Trying to represent your community, or having a vocal high profile career, makes you an instant target these days.

The PUP councillor, being forceful, outspoken and of course a woman makes for a full house in misogynist bingo.

Councillor Johnston is also openly gay giving an added dimension - enter the internet homophobes of which there are many.

Ulster Unionist MLA Jo-Anne Dobson is regularly subjected to comments about her appearance rather than her ability as a politician.

The few female ministers we have at Stormont regularly are the target of abuse about their appearance rather than their ability.

That's not to say if they neglect their duties or mess up in their ministerial role they shouldn't be subjected to the same scrutiny as their male colleagues and I'll be first in the queue to dish out that criticism.

But I care how Arlene Foster and Carál ni Chuilín are fulfilling the duties they were elected and paid to do, not their hairstyle or weight or what they wore to work that day.

I am a woman who writes about crime and security matters.

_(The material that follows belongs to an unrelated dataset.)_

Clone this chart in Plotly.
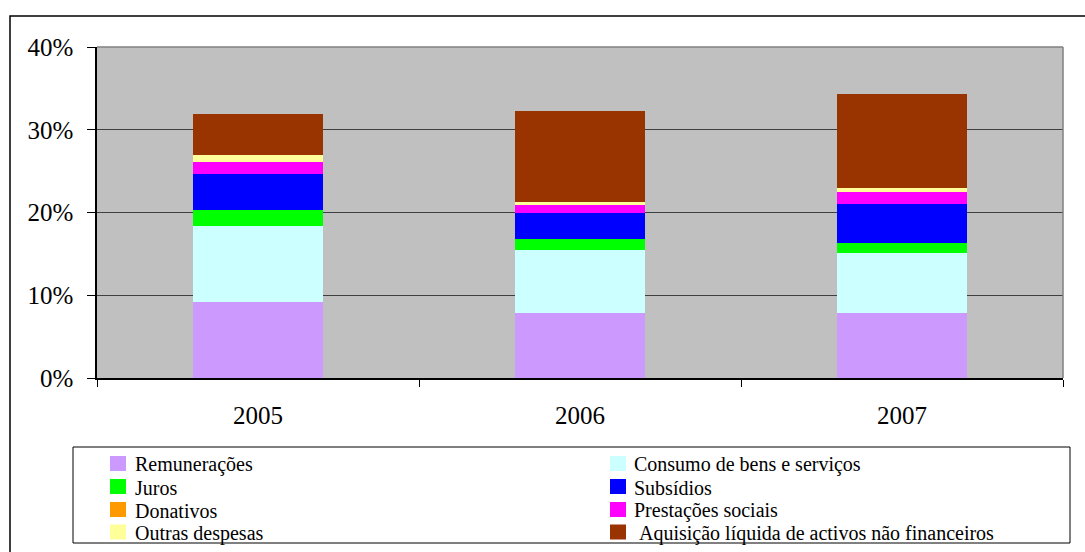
import plotly.graph_objects as go

years = ["2005", "2006", "2007"]
series_names = [
    "Remunerações",
    "Consumo de bens e serviços",
    "Juros",
    "Subsídios",
    "Donativos",
    "Prestações sociais",
    "Outras despesas",
    "\u00a0Aquisição líquida de activos não financeiros",
]
remuneracoes = [9.2, 7.85, 7.85]
consumo = [9.2, 7.6, 7.25]
juros = [1.9, 1.33, 1.2]
subsidios = [4.35, 3.14, 4.72]
donativos = [0.0, 0.0, 0.0]
prestacoes = [1.45, 1.09, 1.45]
outras = [0.85, 0.24, 0.48]
aquisicao = [5.0, 11.0, 11.35]
series_values = [remuneracoes, consumo, juros, subsidios, donativos, prestacoes, outras, aquisicao]
colors = ["#CC99FF", "#CCFFFF", "#00FF00", "#0000FF", "#FF9900", "#FF00FF", "#FFFF99", "#993300"]
y_ticks = [0, 10, 20, 30, 40]
y_ticktext = ["0%", "10%", "20%", "30%", "40%"]

W, H = 1085, 552
L, R, T, B = 97, 1063, 47, 378
FONT = "Liberation Serif"


def px2x(px):
    return (px - L) / (R - L)


def px2y(py):
    return (B - py) / (B - T)


fig = go.Figure()
for name, vals, col in zip(series_names, series_values, colors):
    fig.add_trace(go.Bar(x=years, y=vals, name=name, marker=dict(color=col, line=dict(width=0)),
                         showlegend=False))

shapes = []
annotations = []
# outer chart border
shapes.append(dict(type="rect", xref="paper", yref="paper", x0=px2x(10), x1=px2x(1100),
                   y0=px2y(570), y1=px2y(16), line=dict(color="#000000", width=1.5)))
# legend box
shapes.append(dict(type="rect", xref="paper", yref="paper", x0=px2x(73), x1=px2x(1070),
                   y0=px2y(543), y1=px2y(447), line=dict(color="#000000", width=1),
                   fillcolor="white"))
# plot frame (top/right gray)
shapes.append(dict(type="line", xref="paper", yref="paper", x0=0, x1=1, y0=1, y1=1,
                   line=dict(color="#808080", width=1.5)))
shapes.append(dict(type="line", xref="paper", yref="paper", x0=1, x1=1, y0=0, y1=1,
                   line=dict(color="#808080", width=1.5)))

sw_x = [110, 610]
tx_x = [134, 633]
row_y = [463.5, 486.5, 509.5, 532.0]
for i, (name, col) in enumerate(zip(series_names, colors)):
    c, r = i % 2, i // 2
    cy = row_y[r]
    shapes.append(dict(type="rect", xref="paper", yref="paper",
                       x0=px2x(sw_x[c]), x1=px2x(sw_x[c] + 16),
                       y0=px2y(cy + 7.5), y1=px2y(cy - 7.5),
                       line=dict(width=0), fillcolor=col))
    annotations.append(dict(x=px2x(tx_x[c]), y=px2y(cy + 1), xref="paper", yref="paper",
                            text=name, showarrow=False, xanchor="left", yanchor="middle",
                            borderpad=0,
                            font=dict(family=FONT, size=20, color="black")))

fig.update_layout(
    barmode="stack",
    bargap=0.596,
    width=W, height=H,
    margin=dict(l=L, r=W - R, t=T, b=H - B, pad=0),
    paper_bgcolor="white",
    plot_bgcolor="#C0C0C0",
    font=dict(family=FONT, size=25, color="black"),
    shapes=shapes,
    annotations=annotations,
    xaxis=dict(
        type="category",
        showgrid=False,
        showline=True, linecolor="black", linewidth=1.5,
        ticks="outside", tickson="boundaries", ticklen=7, tickcolor="black", tickwidth=1,
        ticklabelstandoff=14,
        tickfont=dict(family=FONT, size=25, color="black"),
    ),
    yaxis=dict(
        range=[0, 40],
        tickmode="array",
        tickvals=y_ticks,
        ticktext=y_ticktext,
        showgrid=True, gridcolor="#404040", gridwidth=1,
        showline=True, linecolor="black", linewidth=1.5,
        ticks="outside", ticklen=8, tickcolor="black", tickwidth=1,
        ticklabelstandoff=9,
        zeroline=False,
        tickfont=dict(family=FONT, size=25, color="black"),
    ),
)

fig.write_html("out.html", config={"displayModeBar": False},
               post_script="document.body.style.margin='0';")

There are some people - and when I say people I mean insecure men - who would rather I stuck to writing about shoes or home interiors or stay at home and not go out at all.

Northern Ireland is one of the few places where directing sexist abuse at a woman can be justified by the Neanderthals - which also has strong vein of sectarianism - on the ground.

In Scotland tough anti sectarian laws mean the bigoted blogger that fired sectarian abuse at journalist Angela Haggerty and labelled her 'Taig of the Day' encouraging others to abuse her online was jailed.

In Northern Ireland the people who direct sectarian abuse at female politicians or journalists become internet heroes.

There is of course an element of 'if you can't take the heat' and unfortunately a modern peril of the job means that women have to learn to ignore or zone out a fair amount of abuse simply in order to do our jobs, being eternally offended gentle little flowers isn't going to help our cause.

Since the rise of social networking, like other women I've spoken to who hold public posts, I've had to develop a thick skin and be overly enthusiastic with the Twitter block function.

Alliance Party deputy leader Naomi Long recently posted a YouTube video of her reading out abusive tweets sent to her. She delivered it with such class and humour that she managed to turn the abuse back on the weirdos who sent it.

While it's not always as easy to be dismissive of the hard-core of creeps obsessed with posting sexual innuendo and sectarian comments about the private lives of public figures, I have to say, I like her style.